• _REQUIRED WORK_
Set down each line of the material that follows, exactly, with no pictures.

• _DATA EXCERPTS_
_____
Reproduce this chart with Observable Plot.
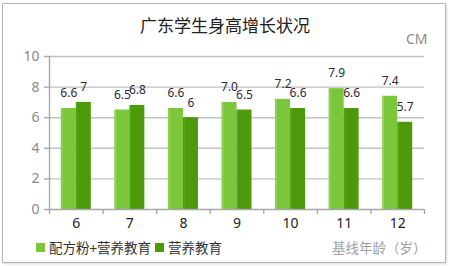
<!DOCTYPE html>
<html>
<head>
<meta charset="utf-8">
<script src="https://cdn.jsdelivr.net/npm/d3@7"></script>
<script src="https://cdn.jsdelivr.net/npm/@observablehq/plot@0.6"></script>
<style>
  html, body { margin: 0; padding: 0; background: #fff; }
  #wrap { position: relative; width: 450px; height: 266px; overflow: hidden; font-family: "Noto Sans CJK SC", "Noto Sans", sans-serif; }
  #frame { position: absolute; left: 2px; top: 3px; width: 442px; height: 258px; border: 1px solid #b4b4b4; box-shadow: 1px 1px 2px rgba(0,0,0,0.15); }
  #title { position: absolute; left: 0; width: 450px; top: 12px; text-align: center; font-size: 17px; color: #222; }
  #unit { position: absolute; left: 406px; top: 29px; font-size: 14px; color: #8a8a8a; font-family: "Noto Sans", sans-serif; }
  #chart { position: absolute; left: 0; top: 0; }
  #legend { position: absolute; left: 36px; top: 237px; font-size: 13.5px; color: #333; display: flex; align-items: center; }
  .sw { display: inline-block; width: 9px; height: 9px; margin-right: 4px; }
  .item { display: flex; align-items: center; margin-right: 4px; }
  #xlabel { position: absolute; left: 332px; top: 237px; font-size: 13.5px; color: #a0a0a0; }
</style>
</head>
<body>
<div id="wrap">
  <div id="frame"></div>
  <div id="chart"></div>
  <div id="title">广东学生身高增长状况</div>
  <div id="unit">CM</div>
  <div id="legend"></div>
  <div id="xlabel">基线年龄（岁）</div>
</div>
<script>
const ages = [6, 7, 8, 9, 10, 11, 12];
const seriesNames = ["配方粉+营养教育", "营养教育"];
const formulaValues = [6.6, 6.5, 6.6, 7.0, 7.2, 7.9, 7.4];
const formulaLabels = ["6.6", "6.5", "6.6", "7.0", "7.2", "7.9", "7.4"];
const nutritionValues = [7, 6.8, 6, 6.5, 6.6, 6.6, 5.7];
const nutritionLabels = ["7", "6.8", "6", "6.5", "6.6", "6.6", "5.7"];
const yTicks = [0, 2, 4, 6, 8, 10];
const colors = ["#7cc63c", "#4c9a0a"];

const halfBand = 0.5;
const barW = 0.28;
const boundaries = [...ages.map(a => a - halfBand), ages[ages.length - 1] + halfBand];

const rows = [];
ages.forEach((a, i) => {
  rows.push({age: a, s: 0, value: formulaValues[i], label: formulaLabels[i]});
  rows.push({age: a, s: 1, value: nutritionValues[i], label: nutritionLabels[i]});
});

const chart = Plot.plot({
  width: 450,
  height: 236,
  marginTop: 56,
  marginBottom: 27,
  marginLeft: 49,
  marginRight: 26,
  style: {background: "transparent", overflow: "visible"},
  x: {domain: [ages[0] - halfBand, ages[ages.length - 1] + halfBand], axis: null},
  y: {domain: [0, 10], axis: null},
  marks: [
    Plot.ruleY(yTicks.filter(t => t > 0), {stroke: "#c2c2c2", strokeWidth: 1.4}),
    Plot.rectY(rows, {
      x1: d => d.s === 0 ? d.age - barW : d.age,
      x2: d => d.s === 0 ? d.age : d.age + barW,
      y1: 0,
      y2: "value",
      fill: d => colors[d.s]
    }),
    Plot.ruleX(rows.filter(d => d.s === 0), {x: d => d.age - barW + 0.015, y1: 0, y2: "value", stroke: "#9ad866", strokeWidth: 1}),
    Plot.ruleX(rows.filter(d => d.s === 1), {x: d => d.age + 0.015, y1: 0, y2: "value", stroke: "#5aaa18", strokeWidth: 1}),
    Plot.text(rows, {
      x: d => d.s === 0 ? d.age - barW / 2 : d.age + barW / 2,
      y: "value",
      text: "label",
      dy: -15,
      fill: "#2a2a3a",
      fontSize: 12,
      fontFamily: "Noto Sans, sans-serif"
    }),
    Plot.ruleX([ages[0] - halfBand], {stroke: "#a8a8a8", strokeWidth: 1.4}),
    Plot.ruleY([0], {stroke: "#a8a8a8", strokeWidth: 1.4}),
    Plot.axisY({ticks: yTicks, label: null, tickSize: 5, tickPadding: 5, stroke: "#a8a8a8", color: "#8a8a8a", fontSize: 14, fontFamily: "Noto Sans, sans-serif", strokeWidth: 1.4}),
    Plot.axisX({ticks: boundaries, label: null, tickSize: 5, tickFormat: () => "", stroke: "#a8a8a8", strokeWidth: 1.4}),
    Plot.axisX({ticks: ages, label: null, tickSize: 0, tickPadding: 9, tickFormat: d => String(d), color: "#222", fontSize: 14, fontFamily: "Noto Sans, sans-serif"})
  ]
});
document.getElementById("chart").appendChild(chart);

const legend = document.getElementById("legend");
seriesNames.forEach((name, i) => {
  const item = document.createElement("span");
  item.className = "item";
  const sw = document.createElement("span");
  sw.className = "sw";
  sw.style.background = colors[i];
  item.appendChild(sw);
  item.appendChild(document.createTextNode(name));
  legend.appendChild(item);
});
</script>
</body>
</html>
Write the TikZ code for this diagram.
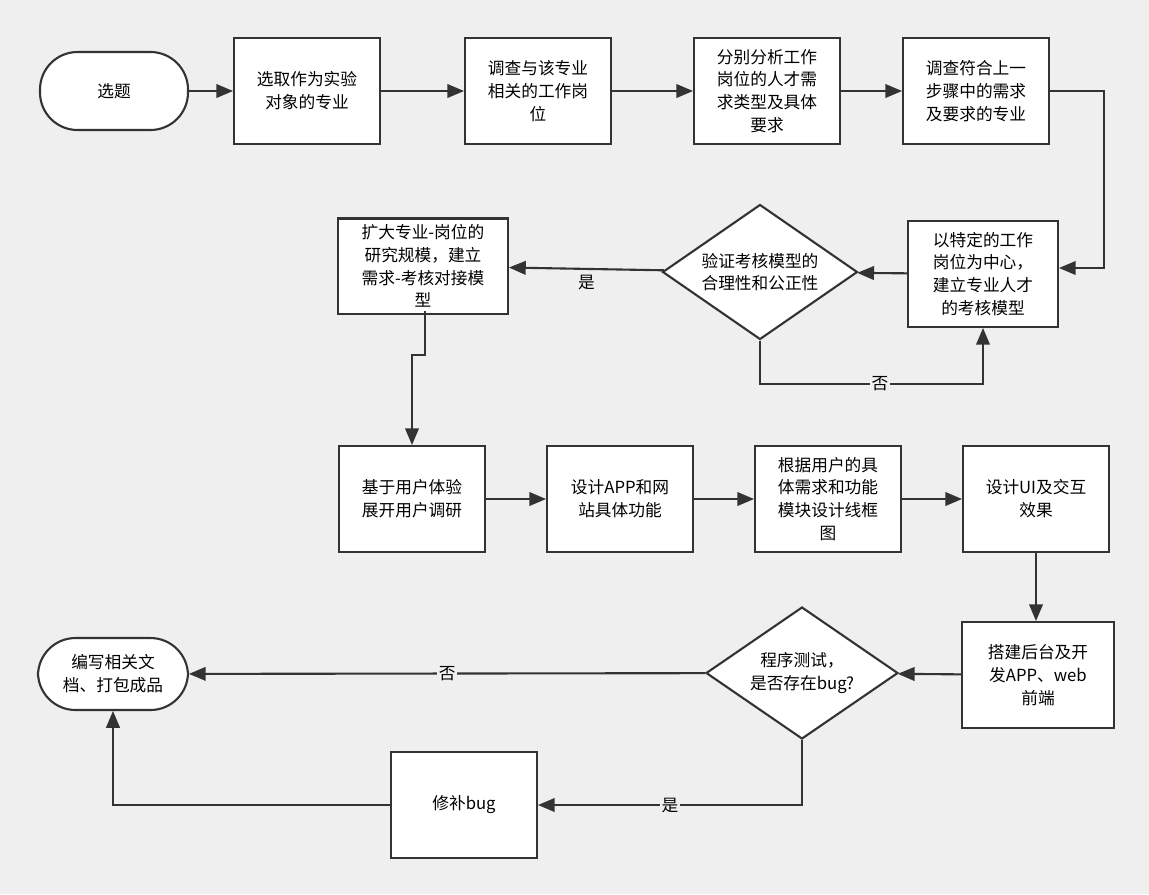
_____
• _RESPONSE TO THE EXERCISE_
Reproduce this chart with Observable Plot.
<!DOCTYPE html>
<html>
<head>
<meta charset="utf-8">
<script src="https://cdn.jsdelivr.net/npm/d3@7"></script>
<script src="https://cdn.jsdelivr.net/npm/@observablehq/plot@0.6"></script>
<style>
  html, body { margin: 0; padding: 0; background: #fff; }
  #wrap { position: relative; width: 450px; height: 266px; overflow: hidden; font-family: "Noto Sans CJK SC", "Noto Sans", sans-serif; }
  #frame { position: absolute; left: 2px; top: 3px; width: 442px; height: 258px; border: 1px solid #b4b4b4; box-shadow: 1px 1px 2px rgba(0,0,0,0.15); }
  #title { position: absolute; left: 0; width: 450px; top: 12px; text-align: center; font-size: 17px; color: #222; }
  #unit { position: absolute; left: 406px; top: 29px; font-size: 14px; color: #8a8a8a; font-family: "Noto Sans", sans-serif; }
  #chart { position: absolute; left: 0; top: 0; }
  #legend { position: absolute; left: 36px; top: 237px; font-size: 13.5px; color: #333; display: flex; align-items: center; }
  .sw { display: inline-block; width: 9px; height: 9px; margin-right: 4px; }
  .item { display: flex; align-items: center; margin-right: 4px; }
  #xlabel { position: absolute; left: 332px; top: 237px; font-size: 13.5px; color: #a0a0a0; }
</style>
</head>
<body>
<div id="wrap">
  <div id="frame"></div>
  <div id="chart"></div>
  <div id="title">广东学生身高增长状况</div>
  <div id="unit">CM</div>
  <div id="legend"></div>
  <div id="xlabel">基线年龄（岁）</div>
</div>
<script>
const ages = [6, 7, 8, 9, 10, 11, 12];
const seriesNames = ["配方粉+营养教育", "营养教育"];
const formulaValues = [6.6, 6.5, 6.6, 7.0, 7.2, 7.9, 7.4];
const formulaLabels = ["6.6", "6.5", "6.6", "7.0", "7.2", "7.9", "7.4"];
const nutritionValues = [7, 6.8, 6, 6.5, 6.6, 6.6, 5.7];
const nutritionLabels = ["7", "6.8", "6", "6.5", "6.6", "6.6", "5.7"];
const yTicks = [0, 2, 4, 6, 8, 10];
const colors = ["#7cc63c", "#4c9a0a"];

const halfBand = 0.5;
const barW = 0.28;
const boundaries = [...ages.map(a => a - halfBand), ages[ages.length - 1] + halfBand];

const rows = [];
ages.forEach((a, i) => {
  rows.push({age: a, s: 0, value: formulaValues[i], label: formulaLabels[i]});
  rows.push({age: a, s: 1, value: nutritionValues[i], label: nutritionLabels[i]});
});

const chart = Plot.plot({
  width: 450,
  height: 236,
  marginTop: 56,
  marginBottom: 27,
  marginLeft: 49,
  marginRight: 26,
  style: {background: "transparent", overflow: "visible"},
  x: {domain: [ages[0] - halfBand, ages[ages.length - 1] + halfBand], axis: null},
  y: {domain: [0, 10], axis: null},
  marks: [
    Plot.ruleY(yTicks.filter(t => t > 0), {stroke: "#c2c2c2", strokeWidth: 1.4}),
    Plot.rectY(rows, {
      x1: d => d.s === 0 ? d.age - barW : d.age,
      x2: d => d.s === 0 ? d.age : d.age + barW,
      y1: 0,
      y2: "value",
      fill: d => colors[d.s]
    }),
    Plot.ruleX(rows.filter(d => d.s === 0), {x: d => d.age - barW + 0.015, y1: 0, y2: "value", stroke: "#9ad866", strokeWidth: 1}),
    Plot.ruleX(rows.filter(d => d.s === 1), {x: d => d.age + 0.015, y1: 0, y2: "value", stroke: "#5aaa18", strokeWidth: 1}),
    Plot.text(rows, {
      x: d => d.s === 0 ? d.age - barW / 2 : d.age + barW / 2,
      y: "value",
      text: "label",
      dy: -15,
      fill: "#2a2a3a",
      fontSize: 12,
      fontFamily: "Noto Sans, sans-serif"
    }),
    Plot.ruleX([ages[0] - halfBand], {stroke: "#a8a8a8", strokeWidth: 1.4}),
    Plot.ruleY([0], {stroke: "#a8a8a8", strokeWidth: 1.4}),
    Plot.axisY({ticks: yTicks, label: null, tickSize: 5, tickPadding: 5, stroke: "#a8a8a8", color: "#8a8a8a", fontSize: 14, fontFamily: "Noto Sans, sans-serif", strokeWidth: 1.4}),
    Plot.axisX({ticks: boundaries, label: null, tickSize: 5, tickFormat: () => "", stroke: "#a8a8a8", strokeWidth: 1.4}),
    Plot.axisX({ticks: ages, label: null, tickSize: 0, tickPadding: 9, tickFormat: d => String(d), color: "#222", fontSize: 14, fontFamily: "Noto Sans, sans-serif"})
  ]
});
document.getElementById("chart").appendChild(chart);

const legend = document.getElementById("legend");
seriesNames.forEach((name, i) => {
  const item = document.createElement("span");
  item.className = "item";
  const sw = document.createElement("span");
  sw.className = "sw";
  sw.style.background = colors[i];
  item.appendChild(sw);
  item.appendChild(document.createTextNode(name));
  legend.appendChild(item);
});
</script>
</body>
</html>
Write the TikZ code for this diagram.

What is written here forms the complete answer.